I agree !!!!! WOWOWOW 
Absolutely Stunning !

Reactions: Thank You! 1


----------



## woodtickgreg (Feb 15, 2014)

Wow, that ones a beauty, I'd like a wiff myself. LOL

Reactions: Thank You! 1


----------



## Blueglass (Feb 15, 2014)

That is gorgeous. I can attest to the smell as well. I love it, my wife made me take it out of the bedroom because she didn't think she could sleep with that intense of aroma.

Reactions: Thank You! 1


----------



## rdnkmedic (Feb 15, 2014)

Very nice, Barry.

Reactions: Thank You! 1


----------



## WoodLove (Feb 16, 2014)

woodtickgreg said:


> Wow, that ones a beauty, I'd like a wiff myself.
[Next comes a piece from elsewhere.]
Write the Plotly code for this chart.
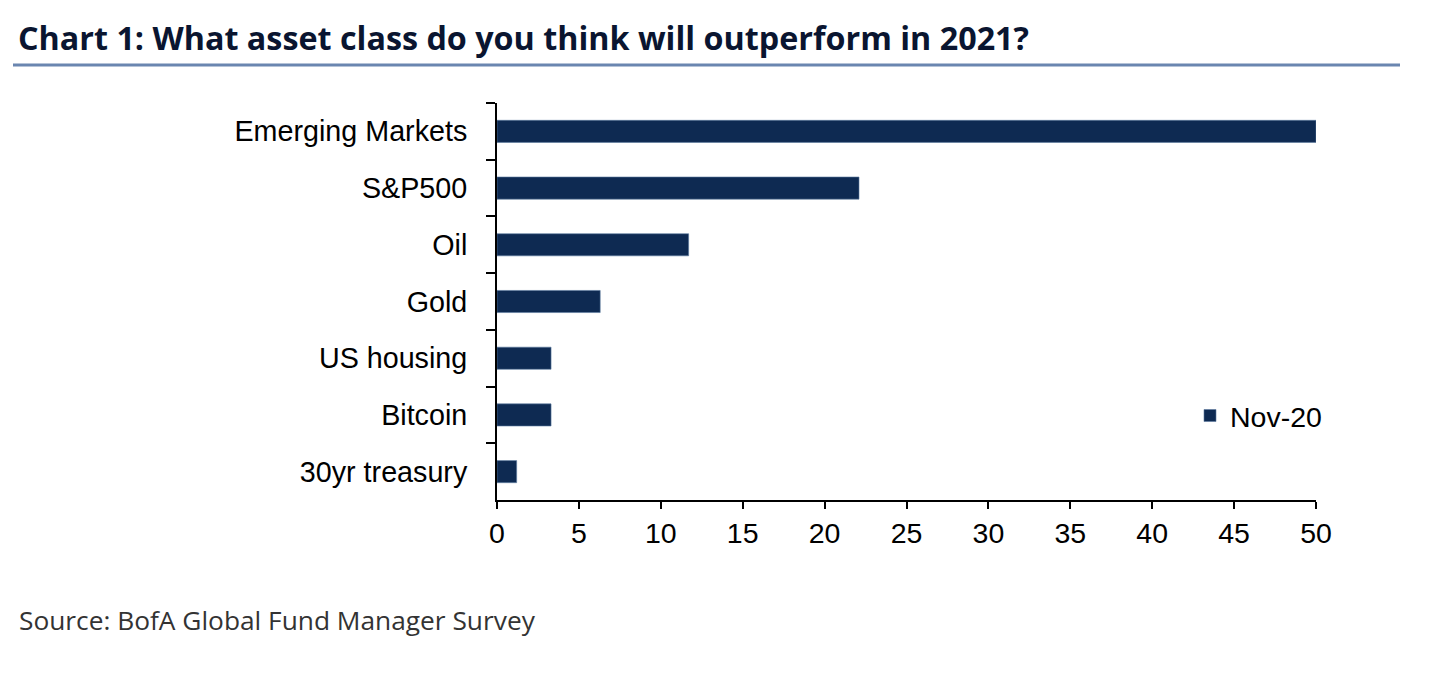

LOL


I have more........

Reactions: Like 1


----------



## woodtickgreg (Feb 16, 2014)

WoodLove said:


> I have more........


Are you selling some in a thread? Or maybe in the auction? The auction would be cool if you could donate a piece.

Reactions: Agree 1


----------



## barry richardson (Feb 16, 2014)

Thanks everyone!


----------



## WoodLove (Feb 16, 2014)

I can do an auction item for woodbarter.com for sure. Let me get a piece cut and posted. I can also sell a block or even consider a trade for some....

Reactions: Like 1 | Thank You! 1


----------



## Mike Jones (Feb 16, 2014)

Sweet! In profile, it kinda speaks "Aladdin" to me. The shape of the vessel top is downright sexy and goes with the vessel bottom. The only thing I could nit-pic would be the joint of lid to body. I'm thinking, the lid edge wants to be either darkened for contrast, or the edge rolled/eased so that it is not such a sharp eye catching feature. I really appreciate finials (like yours) that do not overshadow the vessels. Nice photography too!

Reactions: Like 1 | Thank You! 1


----------



## MikeMD (Feb 16, 2014)

Barry, I LOVE the shape. I think you executed it very nicely, and I like that it is different (off the norm). The collar, though, doesn't work for me. Not sure why, but my instant reaction was that it looked like a dovetail tenon. Now, only a turner would think that. A customer (if you had plans to sell it) would likely never entertain that thought. Overall, I'd sure be proud of this one if I had done it!

Reactions: Thank You! 1


----------



## barry richardson (Feb 17, 2014)

Thanks for the complements and feedback Mike. On the collar, I was going for the effect of "lift" that is repeated in all the components. I use the technique quite a bit.... learn to love it


----------



## Mike Jones (Feb 17, 2014)

I could learn to love it. I appreciate the purposeful and intentional use of that component (collar to body juncture), and I can see how you have used it to provide "lift" in the other components. Mike, @MikeMD and Mike, @MikeJones got hung up there, and so I tried to analyse why that shape is disturbing us. I think it is simply because it is too distant from the next higher (uplifted) element...and so it is only uplifting air.

With intention to be helpful or, at least, thought provoking....


----------